The videos released by Hamas’s media wing showcasing their murderous acts from this past weekend bear a visible slogan watermarked on their top right corners reading “Revolution of those who resist.” Last month, in my essay for Mosaic, I attempted to place the evolution of the concept of the Nakba and the Palestinian cause within the history of Arab and Muslim revolutionary thought. While that essay was focused on the realm of ideas and mostly on the previous decades, the events now unfolding force us to see the horrifying application of the ideas of the Palestinian revolution on our phone, computer, and television screens.
Two things were immediately noticeable: the attempts of Hamas to portray its massacres as the beginning of the Islamic redemptive battle for Palestine and the quick, enthusiastic response by many pro-Palestinian activists, both in the Middle East and the West, religious and secular. From the comfort of his office in Qatar, Hamas’s leader, Ismail Haniyeh, gave a fifteen-minute speech—aired on Al Jazeera—in which he praised the actions of the terrorists and asserted, “This battle is not only for the Palestinian people or only for Gaza. Gaza is merely the lever of resistance, . . . but since this is about al-Aqsa mosque, it is the battle of the [Islamic] nation. I call upon all the nation’s children, no matter where they are, to join the fight . . . of the men who are writing history with their blood and their rifles.”

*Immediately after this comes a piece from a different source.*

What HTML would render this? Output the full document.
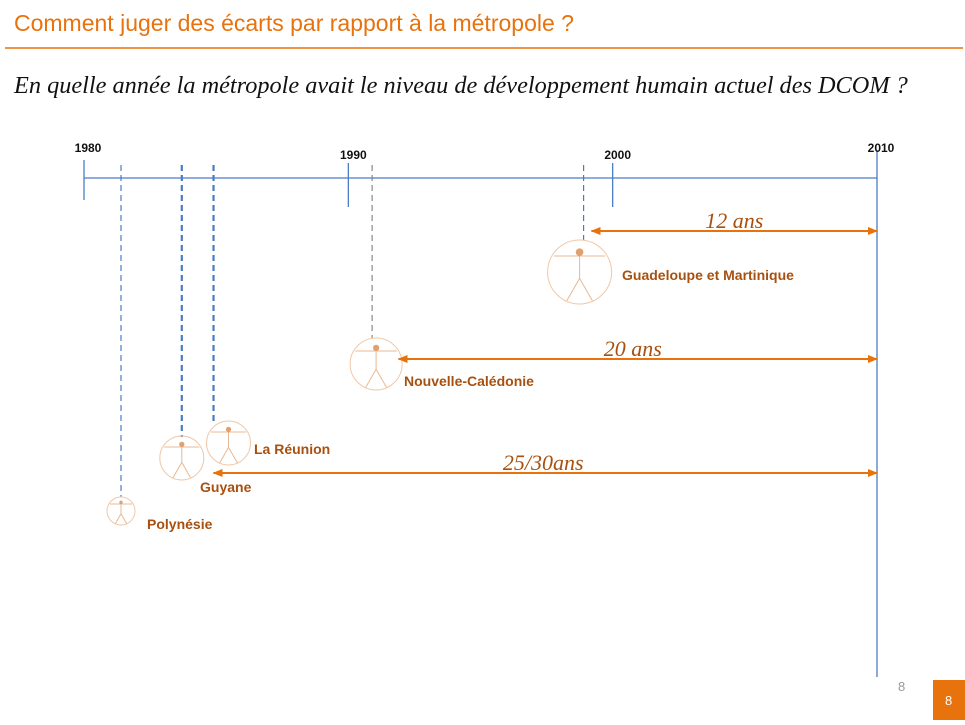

Haniyeh managed to pack into this short speech every moral and political slogan and symbol the Arab and Muslim masses generally associate with the Palestinian cause, drawing on the well-established tradition of legitimizing all forms of violence against Israel. Haniyeh sees Palestine not as a concrete place or a mere geopolitical issue, but as part and parcel of a collective moral identity, deeply ingrained in the minds of many of his coreligionists. As he and his Iranian backers know well, the slogan “Free Palestine!” stirs a fervor that bypasses rational discourse. Because of this emotional resonance, discussions that begin with the plight of the Palestinians often inexorably lead not just to expressions of vicious hatred of Israel, but to straightforward anti-Semitism—especially within Islamist circles.
Among the ideologies Arab intellectuals imported from Europe in the first half of the 20th century was a strain of revolutionary anti-Semitism that casts Jews as the eternal enemy of the Arab people, and of humanity at large. This is not to say that every Arab or Muslim subscribes to these views, but that they are influential and widespread, and very often fused with much older religious and cultural biases. The result of this ideological influx has been a deadly combination of traditional Islamic hatred for Jews, modern anti-Semitism, and revolutionary fervor—a combination embodied by groups such as Hamas.
When Ismail Haniyeh frames the Israel-Palestinian conflict in Islamic eschatological terms, using the imagery of divine justice and cosmic warfare, he is speaking about it in a way that seems entirely natural to many, if not most, residents of the Middle East. Any kind of nuance is often the first casualty of this apocalyptic rhetoric, and this case is no exception. Moreover, the eschatological visions of fundamentalists—with all their populist appeal among Muslims—merge with surprising ease into modern, secular ideas of revolution for the sake of social justice as understood by sophisticated Westerners with degrees in social science from elite universities.
In revolutionary logic, the ends often justify the means, and violence against a perceived oppressor is not only permissible but heroic. By such reasoning even the rape of women and the torture of children can be seen as deeds done in the pursuit of justice. In fashionable academic jargon, this is simply a form of retributive justice against an illegitimate state built on stolen land. Secular Westerners, like Islamists, are especially inclined toward such views when they see the Palestinian cause as a symbol of some larger revolution—Black Lives Matter, for instance, or the global struggle against imperialism.
For 75 years, the Israel-Palestinian conflict has been interpreted in just such ways—by Arab nationalists, by Islamic fundamentalists, and by Western revolutionaries. Today there are countless people who, under the influence such thinking, cannot see the events playing out except through dramatic narratives of historical humiliation, dispossession, and resistance. Rational questions—e.g., how does going door to door slaughtering people in their homes improve material conditions in Gaza?—don’t figure into such thinking. Thus you have, for instance, 31 student organizations at Harvard responding to Saturday’s invasion by condemning Israel.
In the worst cases, this sort of thinking has led to the dehumanization of the Israeli populace and, by extension, Jews as a whole. It can justify, or at the very least excuse, any act of violence, no matter how depraved or barbaric. On social media, one can see celebrations in Egypt, Jordan, and the West Bank of the murder of 900 Israelis, and even rallies to support Hamas at Western cities. The extent of the sympathy for demonic behavior within the Arab world is a reality so unsettling that many Arabs who don’t approve of it are hesitant to discuss it openly. If Palestinians are ever to achieve some measure of actual freedom or meaningful national self-determination, they and their sympathizers will have to find a way to discuss their situation without calling for or condoning the mass murder of Jews.